Jason Brunner has a great video on Youtube illustrating the proper knocking routine. My memory is you knock first on the side of the bottom like against the edge of a sink, and then knock a few times right on the corner before setting it straight down.
Since I'm usually developing film after midnight and until about 3 AM, I like the heavy rapping. It keeps my neighbors wondering
I love the wilderness and I love my trail cameras, all Fuji's! :) GA645, GW690 III, and the X100 which I think is the best trail camera ever invented (to date).
I find I tap too hard, but it's due to frustration from having 3 rolls come out with bubbles. Considering that until the first roll happened (1 1/2 years ago) this had NEVER happened before and I'd never made any sort of special tapping effort, I was baffled. Especially when it happened twice more. I do worry about cracking the tank though so I should probably pull back a bit.

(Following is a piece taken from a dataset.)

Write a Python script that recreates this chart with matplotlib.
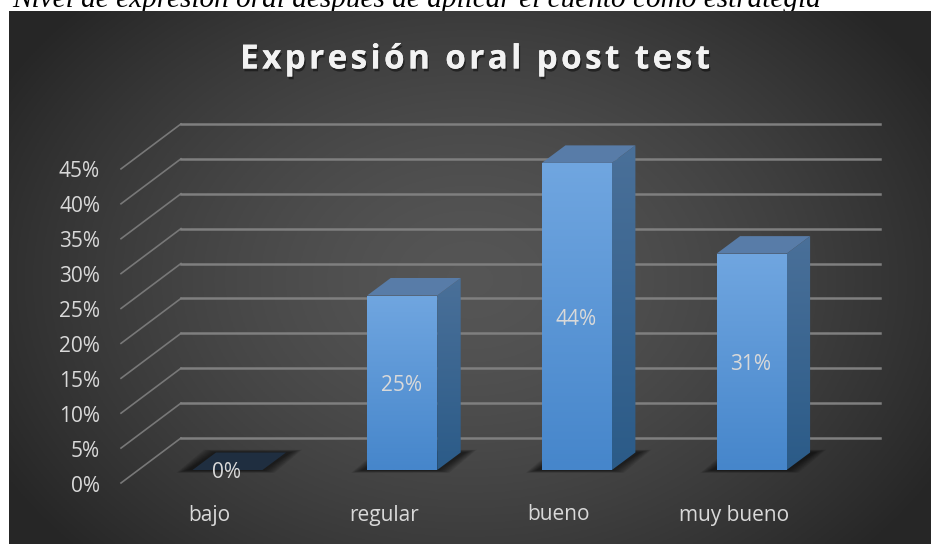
import numpy as np
import matplotlib
matplotlib.use('Agg')
import matplotlib.pyplot as plt
import matplotlib.patheffects as pe
from matplotlib.patches import Polygon

caption = 'Nivel de expresión oral después de aplicar el cuento como estrategia'
title = 'Expresión oral post test'
categories = ['bajo', 'regular', 'bueno', 'muy bueno']
values = [0, 25, 44, 31]
ticks = [0, 5, 10, 15, 20, 25, 30, 35, 40, 45]

# pixel layout: x unit = one category, y unit = one percent
W, H = 931, 544
X0, XU = 227.5, 174.7
Y0, YU = 470, 6.98


def px(p):
    return (p - X0) / XU


def py(p):
    return (Y0 - p) / YU


dep_x = 23.5 / XU
dep_y = 17.5 / YU
half = 35 / XU
txt_shift = 3 / YU

fig = plt.figure(figsize=(W / 100, H / 100), dpi=100, facecolor='white')
ax = fig.add_axes([0, 0, 1, 1])
ax.axis('off')

# chart background, radial
xx, yy = np.meshgrid(np.linspace(9, W, 461), np.linspace(11, H, 267))
r = np.sqrt(((xx - 470) / 540) ** 2 + ((yy - 280) / 400) ** 2)
r = np.clip(r, 0, 1)
shade = 0.335 - 0.185 * r ** 1.5
rgb = np.dstack([shade, shade, shade])
ax.imshow(rgb, extent=[px(9), px(W), py(H), py(11)], aspect='auto', origin='upper', zorder=0)


def vgrad(poly, top, bottom, z):
    # vertical gradient clipped to a polygon
    poly = np.array(poly)
    t = np.linspace(0, 1, 128)[:, None, None]
    img = (1 - t) * np.array(top)[None, None, :] + t * np.array(bottom)[None, None, :]
    im = ax.imshow(img, extent=[poly[:, 0].min(), poly[:, 0].max(), poly[:, 1].min(), poly[:, 1].max()],
                   aspect='auto', origin='upper', zorder=z)
    clip = Polygon(poly, closed=True, transform=ax.transData, fc='none', ec='none')
    ax.add_patch(clip)
    im.set_clip_path(clip)


def c(h):
    return matplotlib.colors.to_rgb(h)


# gridlines
front = -13 / YU
for t in ticks:
    ax.plot([px(121), px(181)], [t + front, t + front + 45 / YU], color='#787878', lw=1.2, zorder=1)
    ax.plot([px(181), px(880)], [t + front + 45 / YU, t + front + 45 / YU], color='#7f7f7f', lw=1.8, zorder=1)
    ax.text(px(100), t + front - txt_shift, f'{t}%', color='#d9d9d9', fontsize=15, family='Open Sans',
            ha='right', va='center', zorder=5)

# bars
for i, (name, v) in enumerate(zip(categories, values)):
    l, r_ = i - half, i + half
    # floor shadow
    for k in range(8):
        g = (8 - k) * 1.5 / XU
        gy = (8 - k) * 0.35 / YU
        ax.add_patch(Polygon([(l - g - 4 / XU, -gy), (r_ + g, -gy), (r_ + dep_x + g + 4 / XU, dep_y + gy),
                              (l + dep_x - g, dep_y + gy)],
                             closed=True, fc='black', ec='none', alpha=0.09, zorder=2))
    if v == 0:
        ax.add_patch(Polygon([(l, 0), (r_, 0), (r_ + dep_x, dep_y), (l + dep_x, dep_y)],
                             closed=True, fc='#1f2e40', ec='none', zorder=3))
    else:
        vgrad([(r_, 0), (r_ + dep_x, dep_y), (r_ + dep_x, v + dep_y), (r_, v)], c('#4a7099'), c('#2b5b88'), 3)
        ax.add_patch(Polygon([(l, v), (r_, v), (r_ + dep_x, v + dep_y), (l + dep_x, v + dep_y)],
                             closed=True, fc='#587ca8', ec='none', zorder=3))
        vgrad([(l, 0), (r_, 0), (r_, v), (l, v)], c('#70a6e0'), c('#4686cb'), 4)
    ax.text(i - 0.005, (v / 2 if v else 0) - txt_shift, f'{v}%', color='#d9d9d9', fontsize=15, family='Open Sans',
            ha='center', va='center', zorder=6)
    ax.text(i - 18 / XU, py(515), name, color='#d9d9d9', fontsize=15, family='Open Sans',
            ha='center', va='center', zorder=5)

spaced = '\u200a'.join(title)
ax.text(px(475.5), py(60), spaced, color='#f2f2f2', fontsize=24, fontweight='bold',
        family=['Open Sans', 'DejaVu Sans'], ha='center', va='center', zorder=6,
        path_effects=[pe.withSimplePatchShadow(offset=(1, -2), shadow_rgbFace='black', alpha=0.45), pe.Normal()])

# sits under the chart background, which cuts its descenders
ax.text(px(12), py(7), caption, color='black', fontsize=21.1, style='italic', family='Liberation Serif',
        ha='left', va='baseline', zorder=-1)

ax.set_xlim(px(0), px(W))
ax.set_ylim(py(H), py(0))
fig.savefig('out.png', dpi=100)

This is a bloody good question. It is all down to where you are. I have never had problems in the UK but have severe problems in Kabul. see this thread for solutions to drying marks (another problem in Kabul) as it also helps on air bubbles too. FWIW, although I can dislodge some air bubbles by banging th base of the dev tank on a hard floor, I cannot remove them all. Adding a tiny amount of wetting agent to the dev seems to help a lot.
How do we know without opening the tank to look? Maybe an experiment with outdated or sacrificial film would be in order. I use such vigorous agitation that there sholud either be no bubbles or bubbles everywhere, But I still give it a good rap when I set the tank down.
This is very good advice
Sacrifice a film - it pays dividends in the long run.
I not only "drop" my tank (somewhere between half and once inch) but I also give it a generous (vigorous) rotating wiggle too
It is most critical at the initial fill, when the air can stick to dry film and/or reel.
At subsequent agitations the tapping and wiggling can be reduced
Its amazing down tenacious air bubbles can be.
It’s something of a Catch22 situation – you need enough spare room in your development tank to allow thorough turbulation (hence mixing) of the developer, without excessively aerating the developer
Some films/developers/water types are more likely to aerate than others – so its worth checking how your combination behaves.